# Aim of the exercise
In the entries below, count every line with the string "this". State the count and nothing else.

# Data provided

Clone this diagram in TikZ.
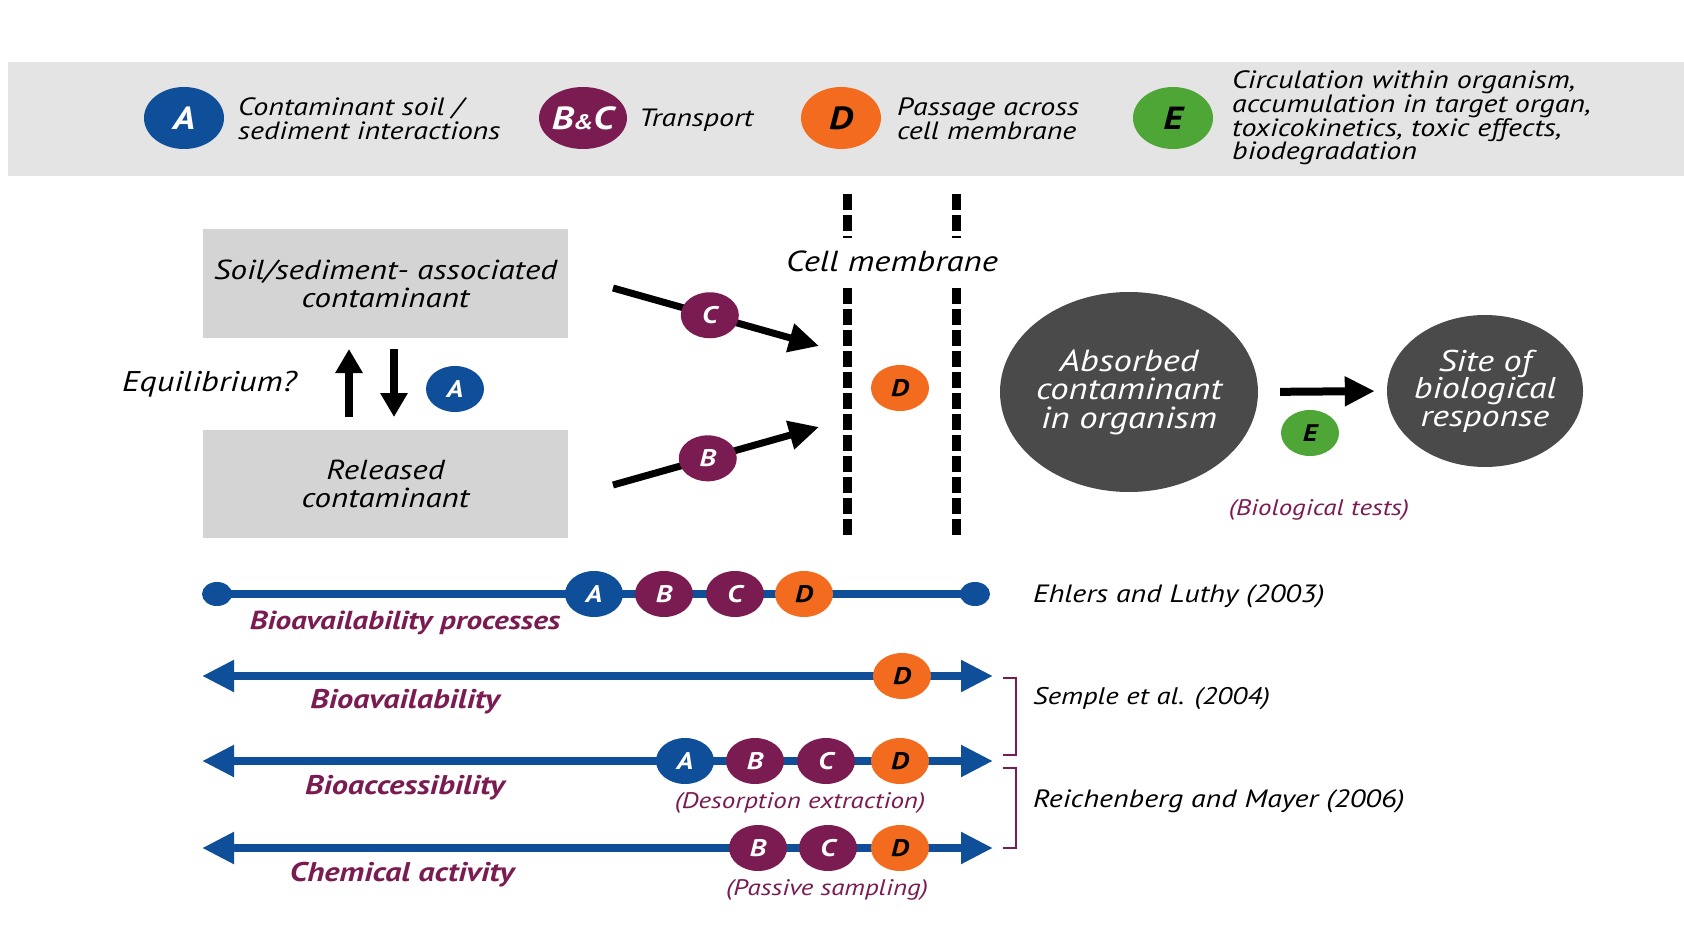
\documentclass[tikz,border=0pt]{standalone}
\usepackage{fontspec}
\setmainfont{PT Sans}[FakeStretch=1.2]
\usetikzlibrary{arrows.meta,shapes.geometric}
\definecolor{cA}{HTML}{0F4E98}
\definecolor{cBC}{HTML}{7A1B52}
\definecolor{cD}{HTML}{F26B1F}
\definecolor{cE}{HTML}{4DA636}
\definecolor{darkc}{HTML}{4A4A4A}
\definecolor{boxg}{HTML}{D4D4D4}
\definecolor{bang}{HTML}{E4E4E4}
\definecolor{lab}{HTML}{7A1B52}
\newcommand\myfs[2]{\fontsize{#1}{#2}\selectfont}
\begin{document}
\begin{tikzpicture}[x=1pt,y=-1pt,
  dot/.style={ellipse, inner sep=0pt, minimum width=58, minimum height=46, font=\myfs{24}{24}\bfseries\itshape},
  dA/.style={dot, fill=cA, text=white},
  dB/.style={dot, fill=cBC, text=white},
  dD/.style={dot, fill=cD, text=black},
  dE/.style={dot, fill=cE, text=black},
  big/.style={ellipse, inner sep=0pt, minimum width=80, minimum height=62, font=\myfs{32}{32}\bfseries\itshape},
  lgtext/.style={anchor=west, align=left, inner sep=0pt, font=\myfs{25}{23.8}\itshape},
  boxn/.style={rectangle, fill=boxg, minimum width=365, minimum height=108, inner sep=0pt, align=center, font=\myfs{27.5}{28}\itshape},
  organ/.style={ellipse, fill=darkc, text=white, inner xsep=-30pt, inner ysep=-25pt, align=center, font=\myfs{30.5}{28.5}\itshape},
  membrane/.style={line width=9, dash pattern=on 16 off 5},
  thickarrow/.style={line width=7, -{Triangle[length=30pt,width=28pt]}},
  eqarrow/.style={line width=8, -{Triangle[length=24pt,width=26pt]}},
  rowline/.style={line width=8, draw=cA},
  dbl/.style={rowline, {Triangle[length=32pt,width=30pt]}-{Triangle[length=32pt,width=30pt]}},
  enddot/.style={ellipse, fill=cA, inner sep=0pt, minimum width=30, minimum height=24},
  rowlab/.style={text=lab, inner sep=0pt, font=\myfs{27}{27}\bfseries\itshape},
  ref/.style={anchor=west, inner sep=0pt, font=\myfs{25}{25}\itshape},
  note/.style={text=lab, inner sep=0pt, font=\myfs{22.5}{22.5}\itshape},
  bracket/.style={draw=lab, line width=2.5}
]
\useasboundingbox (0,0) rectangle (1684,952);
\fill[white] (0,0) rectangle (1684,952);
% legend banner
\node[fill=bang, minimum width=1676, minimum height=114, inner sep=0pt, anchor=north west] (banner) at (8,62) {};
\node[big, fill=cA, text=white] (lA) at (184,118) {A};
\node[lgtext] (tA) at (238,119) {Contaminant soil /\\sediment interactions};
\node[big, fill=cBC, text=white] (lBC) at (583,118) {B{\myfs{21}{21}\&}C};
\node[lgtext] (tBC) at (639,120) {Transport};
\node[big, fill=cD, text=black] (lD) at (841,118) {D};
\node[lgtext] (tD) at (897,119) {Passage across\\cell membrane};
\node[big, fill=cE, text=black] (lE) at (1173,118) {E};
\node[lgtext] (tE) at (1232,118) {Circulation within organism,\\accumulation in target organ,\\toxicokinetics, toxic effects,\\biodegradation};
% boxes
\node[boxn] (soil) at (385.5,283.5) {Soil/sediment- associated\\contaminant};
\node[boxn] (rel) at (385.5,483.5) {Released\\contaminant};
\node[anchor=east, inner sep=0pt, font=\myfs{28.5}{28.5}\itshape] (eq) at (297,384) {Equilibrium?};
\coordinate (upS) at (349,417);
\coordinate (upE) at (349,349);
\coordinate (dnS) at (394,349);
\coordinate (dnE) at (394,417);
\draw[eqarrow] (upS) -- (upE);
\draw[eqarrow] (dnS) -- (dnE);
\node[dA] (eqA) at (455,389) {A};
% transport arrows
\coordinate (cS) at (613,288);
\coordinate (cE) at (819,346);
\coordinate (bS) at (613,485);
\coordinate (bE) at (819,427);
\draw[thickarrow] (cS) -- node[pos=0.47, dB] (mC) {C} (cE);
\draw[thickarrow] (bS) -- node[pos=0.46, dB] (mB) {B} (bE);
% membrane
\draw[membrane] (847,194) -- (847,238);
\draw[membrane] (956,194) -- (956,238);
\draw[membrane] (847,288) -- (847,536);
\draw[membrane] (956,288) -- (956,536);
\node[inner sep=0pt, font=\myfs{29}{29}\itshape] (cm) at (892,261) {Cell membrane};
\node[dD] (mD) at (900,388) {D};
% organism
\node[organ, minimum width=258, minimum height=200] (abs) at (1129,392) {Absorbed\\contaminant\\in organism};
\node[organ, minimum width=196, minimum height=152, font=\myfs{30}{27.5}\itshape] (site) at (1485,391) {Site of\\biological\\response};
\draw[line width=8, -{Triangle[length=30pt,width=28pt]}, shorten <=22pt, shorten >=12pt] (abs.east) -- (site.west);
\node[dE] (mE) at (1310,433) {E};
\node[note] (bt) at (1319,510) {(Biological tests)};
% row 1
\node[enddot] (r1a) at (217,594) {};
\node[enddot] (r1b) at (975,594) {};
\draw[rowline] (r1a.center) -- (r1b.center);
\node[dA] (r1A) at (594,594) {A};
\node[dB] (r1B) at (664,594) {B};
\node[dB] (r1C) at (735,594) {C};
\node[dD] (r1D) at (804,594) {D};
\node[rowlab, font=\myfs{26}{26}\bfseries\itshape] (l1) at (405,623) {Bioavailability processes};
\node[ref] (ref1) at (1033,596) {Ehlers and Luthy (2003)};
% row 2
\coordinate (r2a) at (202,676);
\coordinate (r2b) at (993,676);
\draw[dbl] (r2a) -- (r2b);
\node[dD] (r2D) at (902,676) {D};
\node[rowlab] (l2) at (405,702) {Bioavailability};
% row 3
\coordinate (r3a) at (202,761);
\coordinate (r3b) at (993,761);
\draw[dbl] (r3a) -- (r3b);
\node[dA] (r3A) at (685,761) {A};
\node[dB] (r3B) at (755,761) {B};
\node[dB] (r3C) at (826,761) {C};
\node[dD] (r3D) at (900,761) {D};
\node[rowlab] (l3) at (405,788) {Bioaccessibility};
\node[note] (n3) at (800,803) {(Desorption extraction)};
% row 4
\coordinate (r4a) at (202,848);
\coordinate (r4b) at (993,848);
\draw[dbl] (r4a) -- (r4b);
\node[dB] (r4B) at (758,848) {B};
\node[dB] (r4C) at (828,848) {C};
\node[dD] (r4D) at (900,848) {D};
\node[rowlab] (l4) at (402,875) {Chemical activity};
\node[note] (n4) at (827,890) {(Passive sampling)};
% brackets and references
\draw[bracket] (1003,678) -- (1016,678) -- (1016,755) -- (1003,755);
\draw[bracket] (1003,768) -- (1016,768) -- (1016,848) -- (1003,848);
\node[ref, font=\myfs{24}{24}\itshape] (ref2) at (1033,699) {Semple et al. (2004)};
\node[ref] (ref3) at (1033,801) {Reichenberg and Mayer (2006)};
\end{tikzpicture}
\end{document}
* * *
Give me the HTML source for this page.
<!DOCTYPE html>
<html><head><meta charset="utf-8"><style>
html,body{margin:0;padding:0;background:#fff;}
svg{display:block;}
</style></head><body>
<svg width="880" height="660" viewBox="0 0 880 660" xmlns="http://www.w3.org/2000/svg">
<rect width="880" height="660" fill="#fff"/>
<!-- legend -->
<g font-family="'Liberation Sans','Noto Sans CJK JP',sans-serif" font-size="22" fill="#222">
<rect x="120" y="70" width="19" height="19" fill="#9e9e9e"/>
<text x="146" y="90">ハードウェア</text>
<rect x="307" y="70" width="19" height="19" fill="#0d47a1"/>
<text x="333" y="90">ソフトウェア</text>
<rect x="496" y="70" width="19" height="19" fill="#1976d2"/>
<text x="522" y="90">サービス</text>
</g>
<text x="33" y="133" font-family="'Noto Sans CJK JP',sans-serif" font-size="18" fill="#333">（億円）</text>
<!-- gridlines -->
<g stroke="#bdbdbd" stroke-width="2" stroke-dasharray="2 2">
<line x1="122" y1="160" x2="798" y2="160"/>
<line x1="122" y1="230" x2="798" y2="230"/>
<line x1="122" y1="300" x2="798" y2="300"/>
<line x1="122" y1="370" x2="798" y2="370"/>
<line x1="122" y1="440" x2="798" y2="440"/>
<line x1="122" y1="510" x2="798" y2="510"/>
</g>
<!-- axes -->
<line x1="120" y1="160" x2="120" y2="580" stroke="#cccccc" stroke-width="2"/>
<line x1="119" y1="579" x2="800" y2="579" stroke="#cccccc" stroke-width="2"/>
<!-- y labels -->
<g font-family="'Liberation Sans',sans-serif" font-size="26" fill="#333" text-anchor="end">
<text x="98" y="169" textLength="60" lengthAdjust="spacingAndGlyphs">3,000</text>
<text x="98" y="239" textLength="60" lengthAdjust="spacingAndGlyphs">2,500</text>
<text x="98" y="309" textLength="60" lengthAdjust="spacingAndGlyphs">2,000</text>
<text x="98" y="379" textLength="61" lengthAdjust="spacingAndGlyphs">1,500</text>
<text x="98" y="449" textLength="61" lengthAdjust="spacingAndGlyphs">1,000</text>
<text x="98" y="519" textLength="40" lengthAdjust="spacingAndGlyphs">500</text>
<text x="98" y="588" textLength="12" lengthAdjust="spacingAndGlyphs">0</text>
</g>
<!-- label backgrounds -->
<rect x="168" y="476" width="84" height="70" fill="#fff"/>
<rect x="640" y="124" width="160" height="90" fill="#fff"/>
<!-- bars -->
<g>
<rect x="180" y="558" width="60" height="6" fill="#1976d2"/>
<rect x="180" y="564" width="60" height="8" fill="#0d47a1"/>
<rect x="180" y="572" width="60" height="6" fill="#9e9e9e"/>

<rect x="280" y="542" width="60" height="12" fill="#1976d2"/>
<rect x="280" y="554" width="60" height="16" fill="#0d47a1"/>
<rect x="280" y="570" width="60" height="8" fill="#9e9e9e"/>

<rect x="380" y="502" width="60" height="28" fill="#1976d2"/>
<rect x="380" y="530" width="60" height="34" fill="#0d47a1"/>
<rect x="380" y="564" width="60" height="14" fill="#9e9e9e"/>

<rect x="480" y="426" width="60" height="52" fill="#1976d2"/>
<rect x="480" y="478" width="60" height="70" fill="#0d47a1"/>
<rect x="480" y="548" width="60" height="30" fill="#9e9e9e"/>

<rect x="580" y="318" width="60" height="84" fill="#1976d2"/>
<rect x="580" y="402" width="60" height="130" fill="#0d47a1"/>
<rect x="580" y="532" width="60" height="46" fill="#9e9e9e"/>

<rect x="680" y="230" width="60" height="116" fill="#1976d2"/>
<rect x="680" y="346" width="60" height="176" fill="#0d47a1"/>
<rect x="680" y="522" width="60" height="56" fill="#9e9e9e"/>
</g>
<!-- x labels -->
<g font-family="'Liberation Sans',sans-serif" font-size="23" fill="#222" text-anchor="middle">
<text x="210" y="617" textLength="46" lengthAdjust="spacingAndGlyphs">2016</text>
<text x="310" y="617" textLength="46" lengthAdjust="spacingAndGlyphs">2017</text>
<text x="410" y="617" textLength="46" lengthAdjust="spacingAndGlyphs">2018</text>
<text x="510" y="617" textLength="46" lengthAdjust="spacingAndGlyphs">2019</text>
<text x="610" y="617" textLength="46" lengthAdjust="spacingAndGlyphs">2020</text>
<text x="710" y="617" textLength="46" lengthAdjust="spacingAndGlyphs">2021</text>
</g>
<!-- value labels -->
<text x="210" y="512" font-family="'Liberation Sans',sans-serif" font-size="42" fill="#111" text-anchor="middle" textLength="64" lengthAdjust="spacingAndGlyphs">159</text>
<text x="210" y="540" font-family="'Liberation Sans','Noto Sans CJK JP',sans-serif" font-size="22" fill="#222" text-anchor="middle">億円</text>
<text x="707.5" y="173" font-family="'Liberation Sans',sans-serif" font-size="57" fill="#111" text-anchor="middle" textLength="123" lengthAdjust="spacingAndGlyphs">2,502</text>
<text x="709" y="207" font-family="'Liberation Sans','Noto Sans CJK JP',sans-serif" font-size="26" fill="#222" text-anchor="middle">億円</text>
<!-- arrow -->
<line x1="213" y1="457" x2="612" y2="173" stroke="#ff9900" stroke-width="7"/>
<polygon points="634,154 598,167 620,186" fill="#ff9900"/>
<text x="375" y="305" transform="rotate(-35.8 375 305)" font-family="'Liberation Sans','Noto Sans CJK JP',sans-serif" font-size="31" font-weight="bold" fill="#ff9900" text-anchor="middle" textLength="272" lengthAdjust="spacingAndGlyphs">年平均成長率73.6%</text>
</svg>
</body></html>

# Solution to the exercise
2